Little Caesar (1931) Director: Marvin LeRoy
Directed by Marvin LeRoy for Warner Bros., Little Caesar (1931) is the first great crime film in cinematic history. The film launched a series of mob-crime films in the 1930s, all mimicking its sleazy, low-budget sets that reflected the criminal underworld of the 1920s and 1930s. The film’s title character and story-line all mirror the life and times of Al Capone. Little Caesar stars Edward G. Robinson as Little Caesar and Douglas Fairbanks as Joe Massara.
The film opens with a partial quote from the book of Matthew:
“…for all they take the sword shall perish with the sword”
The big city mob world has been dominated by Diamond Pete Montana. Caesar Enrico Bandello, or “Rico”, complains that he wants the chance to ‘be somebody’, like a fugitive or an outlaw who commands respect and authority.
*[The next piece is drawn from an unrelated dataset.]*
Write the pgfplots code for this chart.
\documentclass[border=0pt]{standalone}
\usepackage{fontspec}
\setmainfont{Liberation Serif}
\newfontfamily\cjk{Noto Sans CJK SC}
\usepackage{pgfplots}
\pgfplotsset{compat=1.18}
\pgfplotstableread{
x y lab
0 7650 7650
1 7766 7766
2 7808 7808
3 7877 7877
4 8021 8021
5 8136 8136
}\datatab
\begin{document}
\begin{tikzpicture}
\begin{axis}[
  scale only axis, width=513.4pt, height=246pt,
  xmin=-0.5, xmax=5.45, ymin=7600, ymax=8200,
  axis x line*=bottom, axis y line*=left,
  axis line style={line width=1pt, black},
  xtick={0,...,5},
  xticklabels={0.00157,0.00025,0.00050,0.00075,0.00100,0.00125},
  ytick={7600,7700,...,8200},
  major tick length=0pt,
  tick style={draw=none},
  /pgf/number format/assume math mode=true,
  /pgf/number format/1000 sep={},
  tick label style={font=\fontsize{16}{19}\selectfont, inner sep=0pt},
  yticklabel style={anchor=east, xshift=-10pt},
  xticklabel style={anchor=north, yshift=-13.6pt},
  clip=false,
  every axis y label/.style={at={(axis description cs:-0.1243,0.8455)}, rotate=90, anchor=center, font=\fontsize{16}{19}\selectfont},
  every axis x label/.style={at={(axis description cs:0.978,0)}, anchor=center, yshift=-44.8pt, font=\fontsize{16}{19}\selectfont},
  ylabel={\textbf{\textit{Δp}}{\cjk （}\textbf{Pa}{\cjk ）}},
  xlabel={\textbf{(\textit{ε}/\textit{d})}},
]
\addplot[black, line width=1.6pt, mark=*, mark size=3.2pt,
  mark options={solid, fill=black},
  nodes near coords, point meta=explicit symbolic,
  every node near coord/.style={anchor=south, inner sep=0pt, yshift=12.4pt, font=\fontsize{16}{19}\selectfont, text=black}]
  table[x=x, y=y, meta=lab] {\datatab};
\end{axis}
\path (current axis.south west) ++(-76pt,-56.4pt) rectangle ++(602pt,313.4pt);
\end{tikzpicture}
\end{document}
He and his friend Joe join the Sam Vettori gang, and their first job is to rob the night club where Joe works. Despite strict orders, Rico guns down commissioner Alvin McClure during the heist.
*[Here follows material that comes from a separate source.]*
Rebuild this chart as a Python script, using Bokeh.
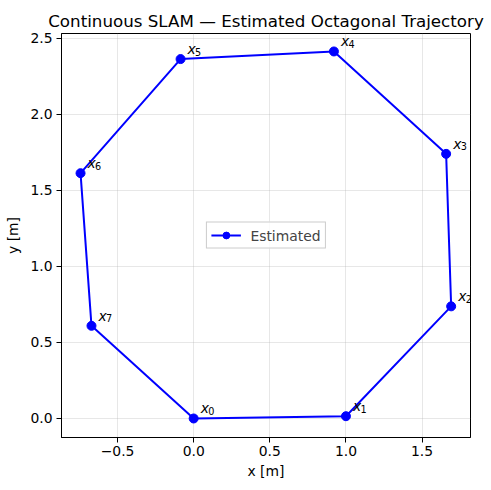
from bokeh.plotting import figure
from bokeh.models import Range1d, FixedTicker, Legend, LegendItem, ColumnDataSource
from bokeh.core.properties import value
from bokeh.embed import file_html
from bokeh.resources import INLINE

label_base = ["x"] * 8
label_sub = ["0", "1", "2", "3", "4", "5", "6", "7"]
xs = [0.0, 1.0, 1.691, 1.658, 0.921, -0.086, -0.743, -0.671]
ys = [0.0, 0.015, 0.737, 1.739, 2.412, 2.362, 1.612, 0.609]
x_ticks = [-0.5, 0.0, 0.5, 1.0, 1.5]
y_ticks = [0.0, 0.5, 1.0, 1.5, 2.0, 2.5]

FONT = "DejaVu Sans"

p = figure(width=491, height=490, output_backend="svg", toolbar_location=None,
           x_range=Range1d(-0.868, 1.818), y_range=Range1d(-0.125, 2.53),
           title="Continuous SLAM — Estimated Octagonal Trajectory",
           min_border_left=61, min_border_right=21, min_border_top=33, min_border_bottom=53)
p.title.align = "center"
p.title.text_font = FONT
p.title.text_font_size = "16.7px"
p.title.text_font_style = "normal"
p.title.text_color = "black"
p.title.standoff = 5
p.outline_line_color = "black"
p.outline_line_width = 1
p.background_fill_color = "white"

lx = xs + [xs[0]]
ly = ys + [ys[0]]
line = p.line(lx, ly, line_color="#0000ff", line_width=2)
pts = p.scatter(xs, ys, size=9, fill_color="#0000ff", line_color="#0000ff")

src = ColumnDataSource(dict(x=xs, y=ys, b=label_base, s=label_sub))
p.text(x="x", y="y", text="b", source=src, x_offset=7, y_offset=-10,
       text_font=value(FONT), text_font_style="italic", text_font_size="13.9px",
       text_color="black", text_baseline="alphabetic", text_align="left")
p.text(x="x", y="y", text="s", source=src, x_offset=14.5, y_offset=-7.5,
       text_font=value(FONT), text_font_style="normal", text_font_size="9.7px",
       text_color="black", text_baseline="alphabetic", text_align="left")

legend = Legend(items=[LegendItem(label="Estimated", renderers=[line, pts])],
                location="center", label_text_font=FONT, label_text_font_size="13.9px",
                border_line_color="#cccccc", border_line_width=1, border_line_alpha=1,
                background_fill_alpha=0.8, glyph_width=30, glyph_height=17,
                label_height=17, label_standoff=10,
                padding=4, margin=0, spacing=0)
p.add_layout(legend, "center")

for ax, ticks in ((p.xaxis, x_ticks), (p.yaxis, y_ticks)):
    ax.ticker = FixedTicker(ticks=ticks)
    ax.major_label_overrides = {t: (f"{t:.1f}".replace("-", "−")) for t in ticks}
    ax.major_label_text_font = FONT
    ax.major_label_text_font_size = "13.9px"
    ax.major_label_text_color = "black"
    ax.axis_label_text_font = FONT
    ax.axis_label_text_font_size = "13.9px"
    ax.axis_label_text_font_style = "normal"
    ax.axis_label_text_color = "black"
    ax.minor_tick_line_color = None
    ax.major_tick_out = 5
    ax.major_tick_in = 0
    ax.major_tick_line_color = "black"
    ax.axis_line_color = "black"
    ax.major_label_standoff = 4
p.xaxis.major_label_standoff = 3
p.xaxis.axis_label = "x [m]"
p.yaxis.axis_label = "y [m]"
p.xaxis.axis_label_standoff = 4
p.yaxis.axis_label_standoff = 6

p.grid.grid_line_color = "#b0b0b0"
p.grid.grid_line_alpha = 0.3
p.grid.grid_line_width = 1
p.xgrid.ticker = FixedTicker(ticks=x_ticks)
p.ygrid.ticker = FixedTicker(ticks=y_ticks)

open("out.html", "w").write(file_html(p, INLINE))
Upon returning, Rico seizes control of Sam’s gang and after nearly getting shot by ‘the Big Bosses’ henchmen, he edges out other rival mob bosses and gains control of the city’s entire north side.
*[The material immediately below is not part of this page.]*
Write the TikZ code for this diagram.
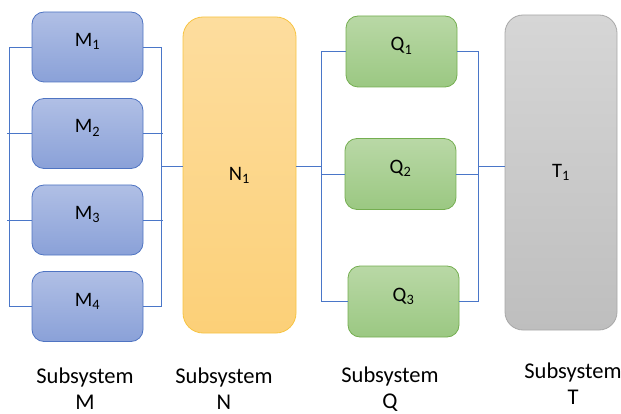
\documentclass[tikz,border=0pt]{standalone}
\usepackage{fontspec}
\setmainfont{Carlito}
\usetikzlibrary{positioning}
\definecolor{busblue}{HTML}{4A76C8}
\definecolor{mline}{HTML}{4F74C2}
\definecolor{mtop}{HTML}{B0BFE5}
\definecolor{mbot}{HTML}{8AA1D8}
\definecolor{nline}{HTML}{F7C443}
\definecolor{ntop}{HTML}{FDDD9E}
\definecolor{nbot}{HTML}{FCD078}
\definecolor{qline}{HTML}{74AE50}
\definecolor{qtop}{HTML}{B9D8A6}
\definecolor{qbot}{HTML}{9BC882}
\definecolor{tline}{HTML}{A8A8A8}
\definecolor{ttop}{HTML}{D6D6D6}
\definecolor{tbot}{HTML}{BEBEBE}

\begin{document}
\begin{tikzpicture}[x=1pt,y=-1pt,node distance=86.5pt,on grid,
                box/.style={rectangle,draw,line width=0.8pt,font=\fontsize{20.5}{22}\selectfont},
                upper/.style={text height=13pt,text depth=14pt},
                mbox/.style={box,upper,rounded corners=12pt,minimum width=111pt,minimum height=70pt,draw=mline,top color=mtop,bottom color=mbot},
                nbox/.style={box,rounded corners=20pt,minimum width=113pt,minimum height=316pt,draw=nline,top color=ntop,bottom color=nbot},
                qbox/.style={box,upper,rounded corners=12pt,minimum width=111pt,minimum height=71pt,draw=qline,top color=qtop,bottom color=qbot},
                tbox/.style={box,rounded corners=18pt,minimum width=112pt,minimum height=315pt,draw=tline,top color=ttop,bottom color=tbot},
                bus/.style={draw=busblue,line width=0.9pt},
                sub/.style={align=center,inner sep=0pt,font=\fontsize{22.5}{26}\selectfont}]
                \useasboundingbox (0,0) rectangle (621,414);
                \node[mbox] (M1) at (87.5,47) {M\textsubscript{1}};
                \node[mbox] [below=of M1] (M2) {M\textsubscript{2}};
                \node[mbox] [below=of M2] (M3) {M\textsubscript{3}};
                \node[mbox] [below=of M3] (M4) {M\textsubscript{4}};
                \node[nbox] (N1) at (239.5,175) {N\textsubscript{1}};
                \node[qbox] (Q1) at (401.5,51.5) {Q\textsubscript{1}};
                \node[qbox] (Q2) at (400.5,174) {Q\textsubscript{2}};
                \node[qbox] (Q3) at (403.5,301.5) {Q\textsubscript{3}};
                \node[tbox] (T1) at (561,172.5) {T\textsubscript{1}};
                \coordinate (mout) at (161,166);
                \coordinate (qin) at (322,166);
                \coordinate (qout) at (478,166);
                \draw[bus] (M1.west) -- ++(-22,0) |- (M4.west);
                \draw[bus] (M1.east) -- ++(18,0) |- (M4.east);
                \draw[bus] (Q1.west) -- ++(-24,0) |- (Q3.west);
                \draw[bus] (Q1.east) -- ++(21,0) |- (Q3.east);
                \path[bus]
                (M2.west) edge ++(-25,0)
                (M3.west) edge ++(-25,0)
                (M2.east) edge ++(20,0)
                (M3.east) edge ++(20,0)
                (mout) edge (mout -| N1.west)
                (qin -| N1.east) edge (qin)
                (Q2.west) edge (Q2.west -| qin)
                (Q2.east) edge (Q2.east -| qout)
                (qout) edge (qout -| T1.west);
                \node[sub] (subM) at (85,389) {Subsystem\\M};
                \node[sub] (subN) at (224,389) {Subsystem\\N};
                \node[sub] (subQ) at (390,389) {Subsystem\\Q};
                \node[sub] (subT) at (573,384) {Subsystem\\T};
            \end{tikzpicture}
\end{document}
Rico goes to Joe after Joe threatens to defect, and Rico tries to kill him but finds he doesn’t have the strength to kill his good friend. Joe goes to the cops who give chase to Rico and destroy his powerful organization. Rico escapes and hides in a shelter before he overhears how the papers label him a coward. He foolishly calls the police to threaten them, but his call is traced. He flees to a spot below a billboard of Joe and Olga dancing where he is shot by the police. Dying, he utters, “Mother of mercy, is this the end of Rico?”
Little Caesar vaulted Edward Robinson into Hollywood stardom, and brought crime films into the mainstream. It is a classic that should be in every film lover’s repertoire, particularly for its noir themes in further connecting German Expressionism with Hollywood extravagance.